Sprint QIK: “Golf Cart”


COMMERCIAL
ROLE: Senior Flame Artist / Nuke Compositor / Matte Painter
VENDOR: Digital Domain
CLIENT: Sprint
PRODUCTION CO: Mothership
DIRECTOR: David Rosenbaum

Third in the “salt flats” series, this Sprint spot showcases the streaming video capabilities of the EVO 4G, through a humorous vignette concerning a golfer, his girlfriend, and a golf cart.

I split duties on this job between Flame and Nuke, using the former for finishing, and the latter for compositing.

All of the salt flat environments are pan-and-tile backgrounds constructed from on-set photos and footage. The talent and the sliding train sets are all shot live action on greenscreen. The golf cart, for the most part, is CG. And the golf course is a matte painting I did in Photoshop with grass textures I found on the web.

Comcast Xfinity: “Anthem”


COMMERCIAL
ROLE: Senior Flame Artist / VFX Compositor
VENDOR: Digital Domain
AGENCY: Goodby, Silverstein & Partners
DIRECTOR: David Rosenbaum

At its core, Comcast’s Xfinity launch assumes a rather simplistic concept – lines of digital information traveling everywhere, across all mediums, delivering content into your life, instantaneously.

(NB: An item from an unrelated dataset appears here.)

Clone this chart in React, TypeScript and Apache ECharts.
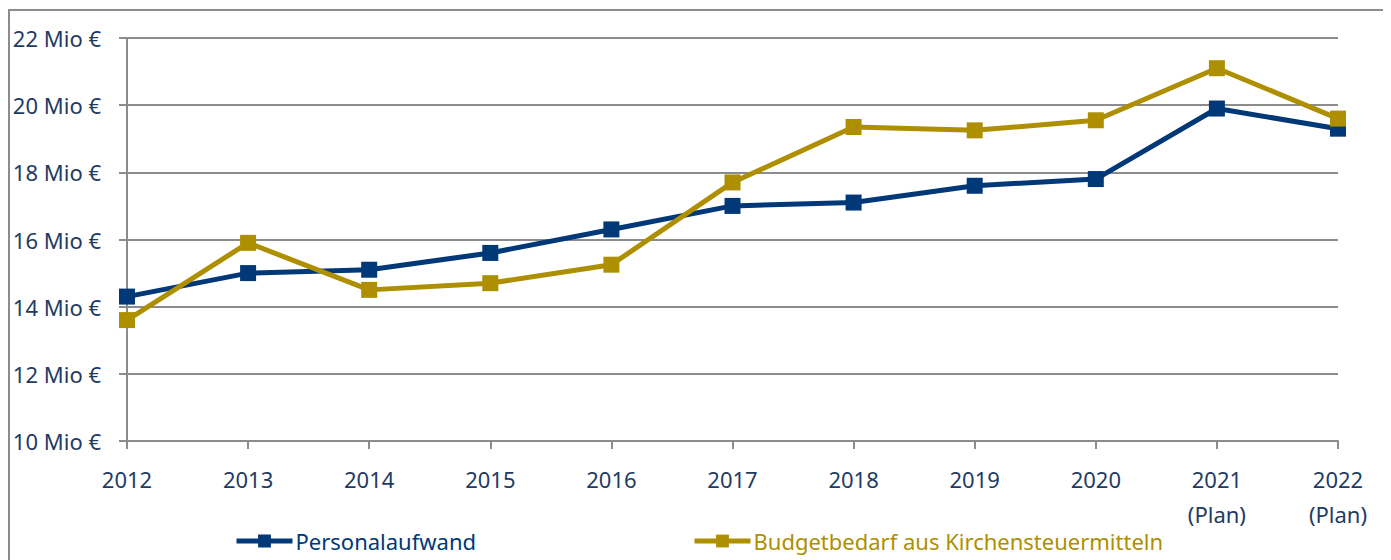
import React, { useEffect, useRef } from "react";
import * as echarts from "echarts";

const categories = ["2012", "2013", "2014", "2015", "2016", "2017", "2018", "2019", "2020", "2021\n(Plan)", "2022\n(Plan)"];
const personalaufwand = [14.3, 15.0, 15.1, 15.6, 16.3, 17.0, 17.1, 17.6, 17.8, 19.9, 19.3];
const budgetbedarf = [13.6, 15.9, 14.5, 14.7, 15.25, 17.7, 19.35, 19.25, 19.55, 21.1, 19.6];
const seriesNames = ["Personalaufwand", "Budgetbedarf aus Kirchensteuermitteln"];
const colors = ["#003878", "#AD8F00"];
const textColor = "#1F3B63";
const fontFamily = "'Noto Sans', sans-serif";

export default function App() {
  const ref = useRef<HTMLDivElement>(null);
  useEffect(() => {
    const chart = echarts.init(ref.current!, null, { renderer: "svg" });
    const legendBase = {
      orient: "horizontal",
      top: 522,
      padding: 0,
      itemWidth: 56,
      itemHeight: 16,
      itemGap: 0,
      textStyle: { fontSize: 22, fontFamily, padding: [0, 0, 0, -2] },
      lineStyle: { width: 5 },
    };
    chart.setOption({
      animation: false,
      backgroundColor: "#fff",
      grid: { left: 119, right: 53, top: 30, bottom: 119, containLabel: false },
      graphic: [
        {
          type: "rect",
          shape: { x: 1, y: 2, width: 1379, height: 560 },
          style: { fill: "none", stroke: "#8c8c8c", lineWidth: 2 },
          silent: true,
        },
      ],
      legend: [
        {
          ...legendBase,
          left: 226,
          data: [{ name: seriesNames[0], textStyle: { color: colors[0] } }],
        },
        {
          ...legendBase,
          left: 684,
          data: [{ name: seriesNames[1], textStyle: { color: colors[1] } }],
        },
      ],
      xAxis: {
        type: "category",
        data: categories,
        boundaryGap: false,
        axisLine: { lineStyle: { color: "#8c8c8c", width: 2 } },
        axisTick: { show: true, length: 8, alignWithLabel: true, lineStyle: { color: "#8c8c8c", width: 2 } },
        axisLabel: {
          color: textColor,
          fontSize: 22,
          fontFamily,
          margin: 20,
          lineHeight: 35,
        },
      },
      yAxis: {
        type: "value",
        min: 10,
        max: 22,
        interval: 2,
        axisLine: { show: true, lineStyle: { color: "#8c8c8c", width: 2 } },
        axisTick: { show: true, length: 8, lineStyle: { color: "#8c8c8c", width: 2 } },
        splitLine: { lineStyle: { color: "#8c8c8c", width: 2 } },
        axisLabel: {
          color: textColor,
          fontSize: 22,
          fontFamily,
          margin: 26,
          formatter: (v: number) => `${v} Mio €`,
        },
      },
      series: [
        {
          name: seriesNames[0],
          type: "line",
          data: personalaufwand,
          color: colors[0],
          lineStyle: { width: 5, color: colors[0] },
          symbol: "rect",
          symbolSize: 16,
          itemStyle: { color: colors[0] },
        },
        {
          name: seriesNames[1],
          type: "line",
          data: budgetbedarf,
          color: colors[1],
          lineStyle: { width: 5, color: colors[1] },
          symbol: "rect",
          symbolSize: 16,
          itemStyle: { color: colors[1] },
        },
      ],
    });
    return () => chart.dispose();
  }, []);
  return <div ref={ref} style={{ width: 1383, height: 552 }} />;
}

The journey getting there was a bit more complicated and time consuming, employing proprietary software, numerous iterations, and multiple artists for more than 9 months to develop this “anthem” of visual messaging.

I joined for the last four months, keeping the conform alive, sorting through footage, cleaning up live action plates, adding stylized supers, crafting additional data effects, and helping ensure that the final messaging was on target and focused.

Also, I’ve contributed to quarterly updates for all first and second year Xfinity spots.